Ciñéndonos al periodo que va desde los inicios del pasado siglo hasta nuestros días, la cuestión universitaria ha sido objeto de innumerables acercamientos críticos. Citemos tan solo los ensayos al respecto de Ortega y Gasset (Misión de la Universidad) y los numerosos escritos, reflexiones y discursos de Miguel de Unamuno. El problema universitario no es nuevo. Y si sigue siendo objeto de polémica es porque aún no se ha resuelto. Todo es cuestionable. Desde los sistemas de evaluación hasta el absentismo o desde el valor de la presencialidad en un mundo tan informatizado hasta la financiación, pasando por las salidas laborales que, a su vez, nos llevarían a las consideraciones de sesgo más pragmático sobre si determinadas titulaciones supuestamente obsoletas en el campo de las Humanidades sirven para algo.

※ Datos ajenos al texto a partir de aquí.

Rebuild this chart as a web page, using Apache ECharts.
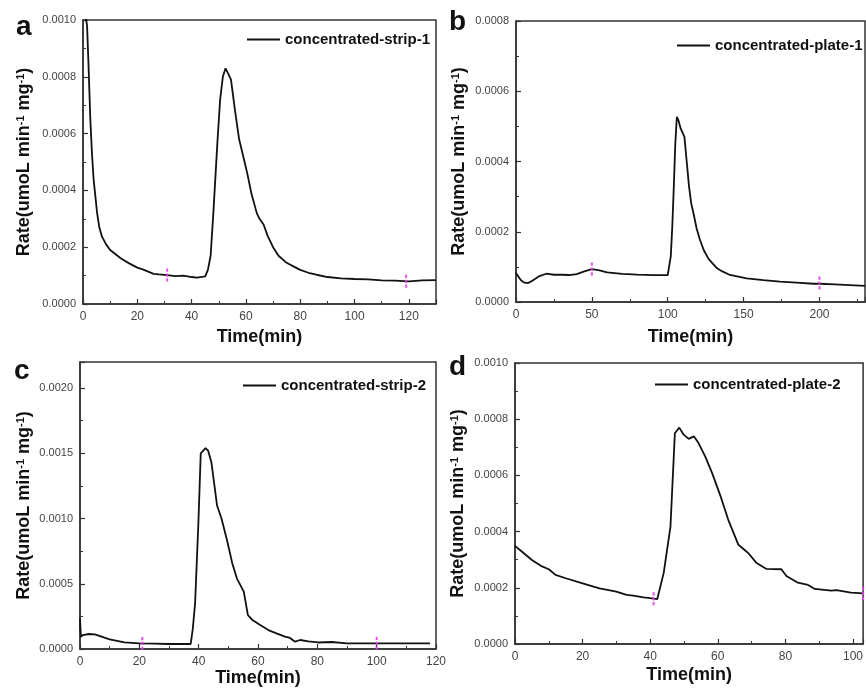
<!DOCTYPE html>
<html><head><meta charset="utf-8">
<script src="https://cdn.jsdelivr.net/npm/echarts@6/dist/echarts.min.js"></script>
<style>html,body{margin:0;padding:0;background:#fff}#c{width:866px;height:695px}</style>
</head><body><div id="c"></div>
<script>
// ---- data ----
const seriesNames = ['concentrated-strip-1','concentrated-plate-1','concentrated-strip-2','concentrated-plate-2'];
const panelLetters = ['a','b','c','d'];

const aTime = [0.8,1.5,2,2.7,3.3,3.9,5.2,6,7,8.5,10,12,14,17,20,22,26,28,31,34,37,40,42,45,46,47,48,49.5,50.5,51.5,52.5,53.5,54.5,56,57.5,59,60.5,62,64,65,66.5,68,70,72,75,78,80,83,86,90,95,100,105,110,115,120,125,130];
const aRate = [0.00102,0.00098,0.00085,0.00065,0.00053,0.00044,0.00032,0.00027,0.000237,0.00021,0.00019,0.000175,0.00016,0.000143,0.000128,0.000122,0.000106,0.000104,0.000102,0.000098,0.0001,0.000095,0.000093,0.000097,0.00012,0.00017,0.00032,0.00057,0.00072,0.0008,0.00083,0.00081,0.00079,0.00068,0.00058,0.00052,0.00046,0.00039,0.00032,0.0003,0.00028,0.00024,0.0002,0.00017,0.000145,0.00013,0.00012,0.00011,0.000103,0.000095,0.00009,0.000088,0.000087,0.000083,0.000082,0.00008,0.000083,0.000084];

const bTime = [0,3,5,8,10,15,20,25,30,35,40,45,50,55,60,70,80,90,100,101,102,103,104,105,106,107,108.5,111,112.5,114,115.5,117,119,121,123.7,127,132.5,136,141,152,163,174,185,196,200,210,220,230];
const bRate = [0.0000824,0.0000634,0.0000559,0.000054,0.0000587,0.0000729,0.0000805,0.0000776,0.0000776,0.0000768,0.0000795,0.0000871,0.0000937,0.00009,0.0000843,0.00008,0.000078,0.0000767,0.0000767,0.0000767,0.00013,0.000215,0.000328,0.000452,0.000527,0.000518,0.000494,0.00047,0.0004,0.00033,0.00028,0.000252,0.00021,0.00018,0.000148,0.000122,0.000096,0.000087,0.000077,0.000067,0.000062,0.000058,0.000055,0.000052,0.000052,0.00005,0.000048,0.000046];

const cTime = [0,0.3,1,3,5,8,10,15,20,25,30,35,37.3,38,38.8,39.9,40.7,42.3,43.2,44.3,46.2,47.7,49.6,51.3,52.9,54.6,55.2,56.6,58,60.2,63.5,66,69.1,70.8,72.5,74.2,77,80.3,84.8,90,100,110,118];
const cRate = [0.000235,0.0000944,0.000107,0.000115,0.000112,0.000089,0.000074,0.000051,0.0000434,0.0000408,0.0000383,0.0000383,0.0000383,0.00015,0.000352,0.000964,0.0015,0.00154,0.00152,0.00143,0.0011,0.001,0.00083,0.00066,0.00054,0.000466,0.00044,0.00026,0.000225,0.000191,0.000145,0.000122,0.0000944,0.000085,0.000056,0.0000689,0.000058,0.00005,0.0000536,0.0000434,0.0000434,0.0000434,0.0000434];

const dTime = [0,2,5,8,10,12,15,20,25,30,33,35,38,40,42.1,44,46,47.3,48.6,49.9,51.4,52.9,54.3,56.3,58.3,60.7,63.1,66.1,69,71.5,74.4,78.8,80.3,83.7,86.7,88.7,93.6,95.1,99.4,103];
const dRate = [0.000349,0.000329,0.000299,0.000276,0.000266,0.000246,0.000234,0.000216,0.000198,0.000186,0.000175,0.000172,0.000166,0.000163,0.00016,0.000253,0.000418,0.00075,0.00077,0.000745,0.00073,0.000739,0.000715,0.000667,0.000609,0.00053,0.000442,0.000353,0.000324,0.000288,0.000267,0.000266,0.000242,0.000218,0.00021,0.000196,0.00019,0.000192,0.000183,0.00018];

// pink marker positions
const aMarkT = [31,119], aMarkR = [0.000102,0.00008];
const bMarkT = [50,200], bMarkR = [0.0000937,0.000054];
const cMarkT = [21,100], cMarkR = [0.000043,0.0000434];
const dMarkT = [41,103], dMarkR = [0.000161,0.00018];

// axis settings
const xMax = [130,230,120,103], xInt = [20,50,20,20];
const yMax = [0.0010,0.0008,0.0022,0.0010], yInt = [0.0002,0.0002,0.0005,0.0002];

// ---- layout ----
const grids = [
  {left:83, top:20, width:353, height:284},
  {left:516, top:21, width:349, height:281},
  {left:80, top:362, width:356, height:287},
  {left:515, top:363, width:350, height:281}
];
const xNameGap = [24,26,17,22];
const yNameGap = [50,48,47,48];
const legendPos = [{left:247,top:32},{left:677,top:38},{left:243,top:378},{left:655,top:377}];
const letterPos = [[16,13],[449,8],[14,357],[449,353]];

const times = [aTime,bTime,cTime,dTime], rates=[aRate,bRate,cRate,dRate];
const mT=[aMarkT,bMarkT,cMarkT,dMarkT], mR=[aMarkR,bMarkR,cMarkR,dMarkR];
const pair=(t,r)=>t.map((v,i)=>[v,r[i]]);

const axisColor='#333';
const font='"Liberation Sans", Arial, sans-serif';
const option={animation:false,backgroundColor:'#fff',textStyle:{fontFamily:font},
  grid:[],xAxis:[],yAxis:[],series:[],legend:[],graphic:[]};

for(let i=0;i<4;i++){
  option.grid.push(Object.assign({show:true,borderColor:axisColor,borderWidth:1.5,containLabel:false},grids[i]));
  option.xAxis.push({type:'value',gridIndex:i,min:0,max:xMax[i],interval:xInt[i],
    name:'Time(min)',nameLocation:'middle',nameGap:xNameGap[i],
    nameTextStyle:{fontSize:18,fontWeight:'bold',color:'#111',fontFamily:font,verticalAlign:'top'},
    axisLine:{lineStyle:{color:axisColor,width:1.5}},
    axisTick:{inside:true,length:5,lineStyle:{color:axisColor,width:1.2}},
    minorTick:{show:true,splitNumber:2,length:3,lineStyle:{color:axisColor,width:1}},
    axisLabel:{fontSize:12,color:'#444',margin:7,fontFamily:font,showMaxLabel:i===2},
    splitLine:{show:false}});
  option.yAxis.push({type:'value',gridIndex:i,min:0,max:yMax[i],interval:yInt[i],
    name:'{t|Rate(umoL min}{s|-1}{t| mg}{s|-1}{t|)}',nameLocation:'middle',nameGap:yNameGap[i],nameRotate:90,
    nameTextStyle:{fontFamily:font,rich:{t:{fontSize:18,fontWeight:'bold',color:'#111',fontFamily:font,verticalAlign:'bottom'},s:{fontSize:11,fontWeight:'bold',color:'#111',fontFamily:font,verticalAlign:'top'}}},
    axisLine:{lineStyle:{color:axisColor,width:1.5}},
    axisTick:{inside:true,length:5,lineStyle:{color:axisColor,width:1.2}},
    minorTick:{show:true,splitNumber:2,length:3,lineStyle:{color:axisColor,width:1}},
    axisLabel:{fontSize:11,color:'#444',margin:7,fontFamily:font,showMaxLabel:i!==2,formatter:v=>v.toFixed(4)},
    splitLine:{show:false}});
  option.series.push({type:'line',name:seriesNames[i],xAxisIndex:i,yAxisIndex:i,data:pair(times[i],rates[i]),
    symbol:'none',showSymbol:false,clip:true,lineStyle:{color:'#111',width:1.8},itemStyle:{color:'#111'}});
  option.series.push({type:'scatter',name:'mark'+i,xAxisIndex:i,yAxisIndex:i,data:pair(mT[i],mR[i]),
    symbol:'path://M0,0h2v3h-2z M0,4.5h2v3h-2z M0,9h2v3h-2z',symbolSize:[2,13],
    itemStyle:{color:'#e040e8',opacity:0.9},z:5});
  option.legend.push(Object.assign({data:[{name:seriesNames[i],icon:'rect'}],itemWidth:33,itemHeight:2,itemGap:0,padding:0,
    textStyle:{fontSize:15,fontWeight:'bold',color:'#111',fontFamily:font},
    selectedMode:false},legendPos[i]));
  option.graphic.push({type:'text',left:letterPos[i][0],top:letterPos[i][1],
    style:{text:panelLetters[i],fontSize:28,fontWeight:'bold',fill:'#111',font:'bold 28px '+font}});
}
const chart=echarts.init(document.getElementById('c'),null,{renderer:'canvas'});
chart.setOption(option);
</script></body></html>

Las últimas décadas han sido pródigas en medidas legislativas de distinto rango: leyes orgánicas, leyes autonómicas, órdenes ministeriales, normativas, y disposiciones de todo jaez han caído como martillazos sobre las cabezas rectoras y las espaldas de docentes, discentes y personal administrativo. En realidad, es la crisis de la educación en sus diferentes niveles la que está en juego. Parece como si los políticos quisieran modelar un nuevo tipo de sociedad a partir de atrevidas alternativas y novedosas estrategias de ingeniería social. Se comenzaría por la escuela como instrumento de igualdad y a partir de ahí se llegaría al concepto de alumno como agente del desarrollo sostenible. La coartada sería la búsqueda de una educación tolerante y equitativa. Pero si se priman los derechos más que las obligaciones, ¿dónde ha quedado el principio orteguiano de la universidad como motor de la historia europea en un mundo eminentemente globalizado?
La maldita burocracia es un mal tan generalizado que ni los agricultores se salvan de esa rémora, intimidados por el llamado cuaderno digital que pende sobre sus cabezas. En la universidad el exceso de papeleo lastra el trabajo docente e investigador. El nuevo rector Corchado prometió en la presentación de su programa aligerar la burocracia. Que así sea.